* _Source excerpt_
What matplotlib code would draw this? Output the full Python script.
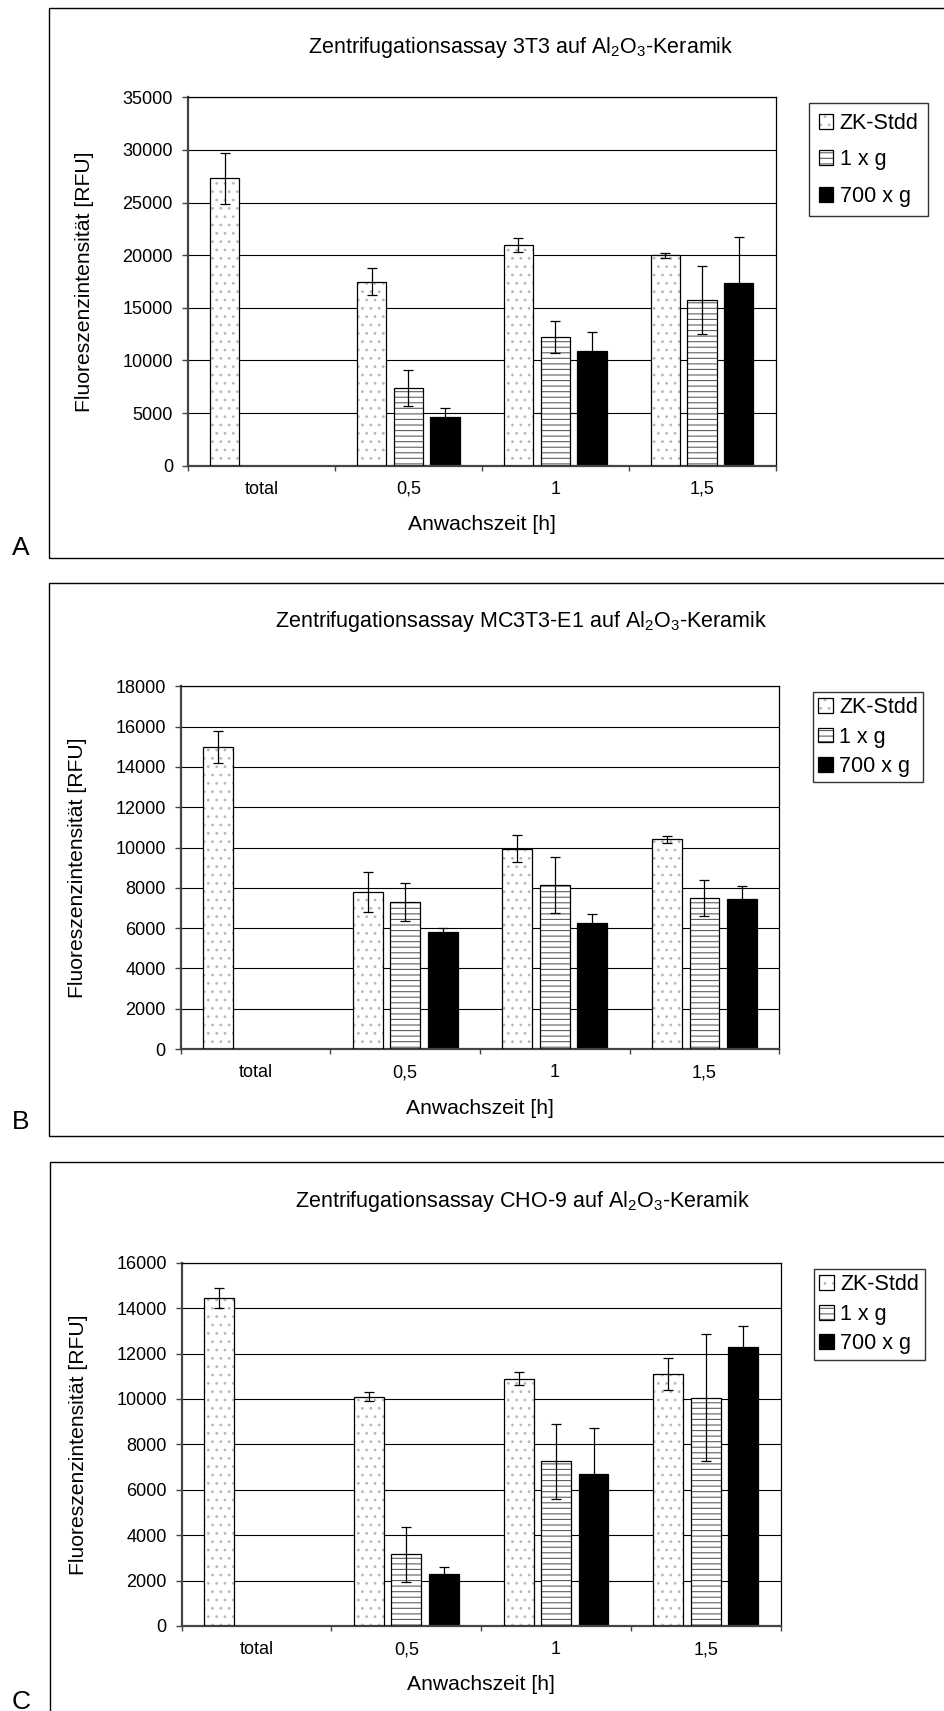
import numpy as np
import matplotlib
matplotlib.use('Agg')
import matplotlib.pyplot as plt
from matplotlib.patches import Rectangle

plt.rcParams['font.family'] = ['Liberation Sans', 'DejaVu Sans']
plt.rcParams['mathtext.fontset'] = 'custom'
plt.rcParams['mathtext.rm'] = 'Liberation Sans'
plt.rcParams['mathtext.it'] = 'Liberation Sans:italic'
plt.rcParams['hatch.linewidth'] = 0.8

# categories and series
categories = ['total', '0,5', '1', '1,5']
series_names = ['ZK-Stdd', '1 x g', '700 x g']
nan = np.nan

# Panel A: 3T3
zk_a = [27300, 17500, 21000, 20000]
zk_a_err = [2400, 1250, 650, 250]
g1_a = [nan, 7350, 12200, 15750]
g1_a_err = [nan, 1700, 1500, 3250]
g700_a = [nan, 4650, 10900, 17400]
g700_a_err = [nan, 850, 1800, 4300]

# Panel B: MC3T3-E1
zk_b = [15000, 7800, 9950, 10400]
zk_b_err = [800, 1000, 680, 180]
g1_b = [nan, 7300, 8150, 7500]
g1_b_err = [nan, 960, 1400, 900]
g700_b = [nan, 5800, 6250, 7450]
g700_b_err = [nan, 200, 460, 650]

# Panel C: CHO-9
zk_c = [14450, 10100, 10900, 11100]
zk_c_err = [450, 200, 300, 700]
g1_c = [nan, 3150, 7250, 10050]
g1_c_err = [nan, 1200, 1650, 2800]
g700_c = [nan, 2300, 6700, 12300]
g700_c_err = [nan, 300, 2000, 900]

titles = ['Zentrifugationsassay 3T3 auf Al$_2$O$_3$-Keramik',
          'Zentrifugationsassay MC3T3-E1 auf Al$_2$O$_3$-Keramik',
          'Zentrifugationsassay CHO-9 auf Al$_2$O$_3$-Keramik']
panel_letters = ['A', 'B', 'C']
ymax_list = [35000, 18000, 16000]
ystep_list = [5000, 2000, 2000]

W, H = 945, 1711


def fx(px):
    return px / W


def fy(py):
    return 1 - py / H


# layout in pixels: plot area, outer box, title, legend, letter
layouts = [
    dict(plot=(188, 97.3, 775.5, 465.7), box=(49.4, 7.8, 557.6), title=(521, 47),
         leg=(809, 103), borderpad=0.45, labelspacing=0.72, letter=(21, 548)),
    dict(plot=(180.7, 686.3, 779.3, 1049), box=(49.3, 583, 1136), title=(521, 621),
         leg=(812.7, 692), borderpad=0.25, labelspacing=0.38, letter=(21, 1122)),
    dict(plot=(181.7, 1262.7, 780.7, 1626), box=(50, 1162, 1730), title=(523, 1201.5),
         leg=(814, 1268.7), borderpad=0.25, labelspacing=0.4, letter=(21, 1702)),
]

data = [
    [(zk_a, zk_a_err), (g1_a, g1_a_err), (g700_a, g700_a_err)],
    [(zk_b, zk_b_err), (g1_b, g1_b_err), (g700_b, g700_b_err)],
    [(zk_c, zk_c_err), (g1_c, g1_c_err), (g700_c, g700_c_err)],
]

fig = plt.figure(figsize=(W / 100, H / 100), dpi=100)

x = np.arange(len(categories))
width = 0.2
offsets = [-0.25, 0.0, 0.25]
hatches = ['..', '---', None]
hatch_colors = ['#b8b8b8', '#606060', None]

for k in range(3):
    lay = layouts[k]
    l, t, r, b = lay['plot']
    ax = fig.add_axes([fx(l), fy(b), (r - l) / W, (b - t) / H])

    # outer chart frame
    bx, bt, bb = lay['box']
    fig.add_artist(Rectangle((fx(bx), fy(bb)), 1.2, (bb - bt) / H,
                             transform=fig.transFigure, fill=False,
                             edgecolor='black', linewidth=1.0, clip_on=False))

    handles = []
    for i, (vals, errs) in enumerate(data[k]):
        vals = np.array(vals, dtype=float)
        errs = np.array(errs, dtype=float)
        pos = x + offsets[i]
        if hatches[i] is not None:
            h1 = ax.bar(pos, vals, width, color='white', edgecolor=hatch_colors[i],
                        hatch=hatches[i], linewidth=0, zorder=2)
            h2 = ax.bar(pos, vals, width, fill=False, edgecolor='black',
                        linewidth=0.9, zorder=3)
            handles.append((h1, h2))
        else:
            h1 = ax.bar(pos, vals, width, color='black', edgecolor='black',
                        linewidth=0.9, zorder=2)
            handles.append(h1)
        ax.errorbar(pos, vals, yerr=errs, fmt='none', ecolor='black',
                    elinewidth=0.9, capsize=3.3, capthick=0.9, zorder=4)

    ymax = ymax_list[k]
    ax.set_ylim(0, ymax)
    ax.set_xlim(-0.5, len(categories) - 0.5)
    ax.set_yticks(np.arange(0, ymax + 1, ystep_list[k]))
    ax.set_yticklabels([str(int(v)) for v in np.arange(0, ymax + 1, ystep_list[k])])
    ax.yaxis.grid(True, color='black', linewidth=0.8)
    ax.set_axisbelow(True)

    ax.set_xticks(np.arange(-0.5, len(categories), 1.0))
    ax.set_xticklabels([''] * (len(categories) + 1))
    ax.set_xticks(x, minor=True)
    ax.set_xticklabels(categories, minor=True)
    ax.tick_params(axis='x', which='major', direction='out', length=3.6, width=1.0,
                   color='#444444')
    ax.tick_params(axis='x', which='minor', length=0, pad=11, labelsize=13)
    ax.tick_params(axis='y', direction='out', length=4.3, width=1.0,
                   color='#444444', pad=6.5, labelsize=13)

    for side in ['left', 'bottom']:
        ax.spines[side].set_color('#444444')
        ax.spines[side].set_linewidth(1.6)
    for side in ['top', 'right']:
        ax.spines[side].set_color('black')
        ax.spines[side].set_linewidth(0.9)

    # texts
    tx, ty = lay['title']
    fig.text(fx(tx), fy(ty), titles[k], ha='center', va='center', fontsize=15.5)
    fig.text(fx(l - 103), fy((t + b) / 2), 'Fluoreszenzintensität [RFU]',
             rotation=90, ha='center', va='center', fontsize=15.2)
    fig.text(fx((l + r) / 2), fy(b + 59), 'Anwachszeit [h]',
             ha='center', va='center', fontsize=15.2)
    lx, ly = lay['letter']
    fig.text(fx(lx), fy(ly), panel_letters[k], ha='center', va='center', fontsize=19)

    leg = ax.legend(handles, series_names, loc='upper left',
                    bbox_to_anchor=(fx(lay['leg'][0]), fy(lay['leg'][1])),
                    bbox_transform=fig.transFigure, frameon=True, fancybox=False,
                    edgecolor='#333333', framealpha=1, fontsize=15.5,
                    handlelength=0.68, handleheight=0.68, handletextpad=0.3,
                    borderpad=lay['borderpad'], labelspacing=lay['labelspacing'],
                    borderaxespad=0)
    leg.get_frame().set_linewidth(1.0)

fig.savefig('out.png', dpi=100)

* _Aim of the task_
Only the lines from the start of the material through the line containing "return 1 - py / H" should be transcribed. Pictures stay out.

* _Correct answer_
What matplotlib code would draw this? Output the full Python script.
import numpy as np
import matplotlib
matplotlib.use('Agg')
import matplotlib.pyplot as plt
from matplotlib.patches import Rectangle

plt.rcParams['font.family'] = ['Liberation Sans', 'DejaVu Sans']
plt.rcParams['mathtext.fontset'] = 'custom'
plt.rcParams['mathtext.rm'] = 'Liberation Sans'
plt.rcParams['mathtext.it'] = 'Liberation Sans:italic'
plt.rcParams['hatch.linewidth'] = 0.8

# categories and series
categories = ['total', '0,5', '1', '1,5']
series_names = ['ZK-Stdd', '1 x g', '700 x g']
nan = np.nan

# Panel A: 3T3
zk_a = [27300, 17500, 21000, 20000]
zk_a_err = [2400, 1250, 650, 250]
g1_a = [nan, 7350, 12200, 15750]
g1_a_err = [nan, 1700, 1500, 3250]
g700_a = [nan, 4650, 10900, 17400]
g700_a_err = [nan, 850, 1800, 4300]

# Panel B: MC3T3-E1
zk_b = [15000, 7800, 9950, 10400]
zk_b_err = [800, 1000, 680, 180]
g1_b = [nan, 7300, 8150, 7500]
g1_b_err = [nan, 960, 1400, 900]
g700_b = [nan, 5800, 6250, 7450]
g700_b_err = [nan, 200, 460, 650]

# Panel C: CHO-9
zk_c = [14450, 10100, 10900, 11100]
zk_c_err = [450, 200, 300, 700]
g1_c = [nan, 3150, 7250, 10050]
g1_c_err = [nan, 1200, 1650, 2800]
g700_c = [nan, 2300, 6700, 12300]
g700_c_err = [nan, 300, 2000, 900]

titles = ['Zentrifugationsassay 3T3 auf Al$_2$O$_3$-Keramik',
          'Zentrifugationsassay MC3T3-E1 auf Al$_2$O$_3$-Keramik',
          'Zentrifugationsassay CHO-9 auf Al$_2$O$_3$-Keramik']
panel_letters = ['A', 'B', 'C']
ymax_list = [35000, 18000, 16000]
ystep_list = [5000, 2000, 2000]

W, H = 945, 1711


def fx(px):
    return px / W


def fy(py):
    return 1 - py / H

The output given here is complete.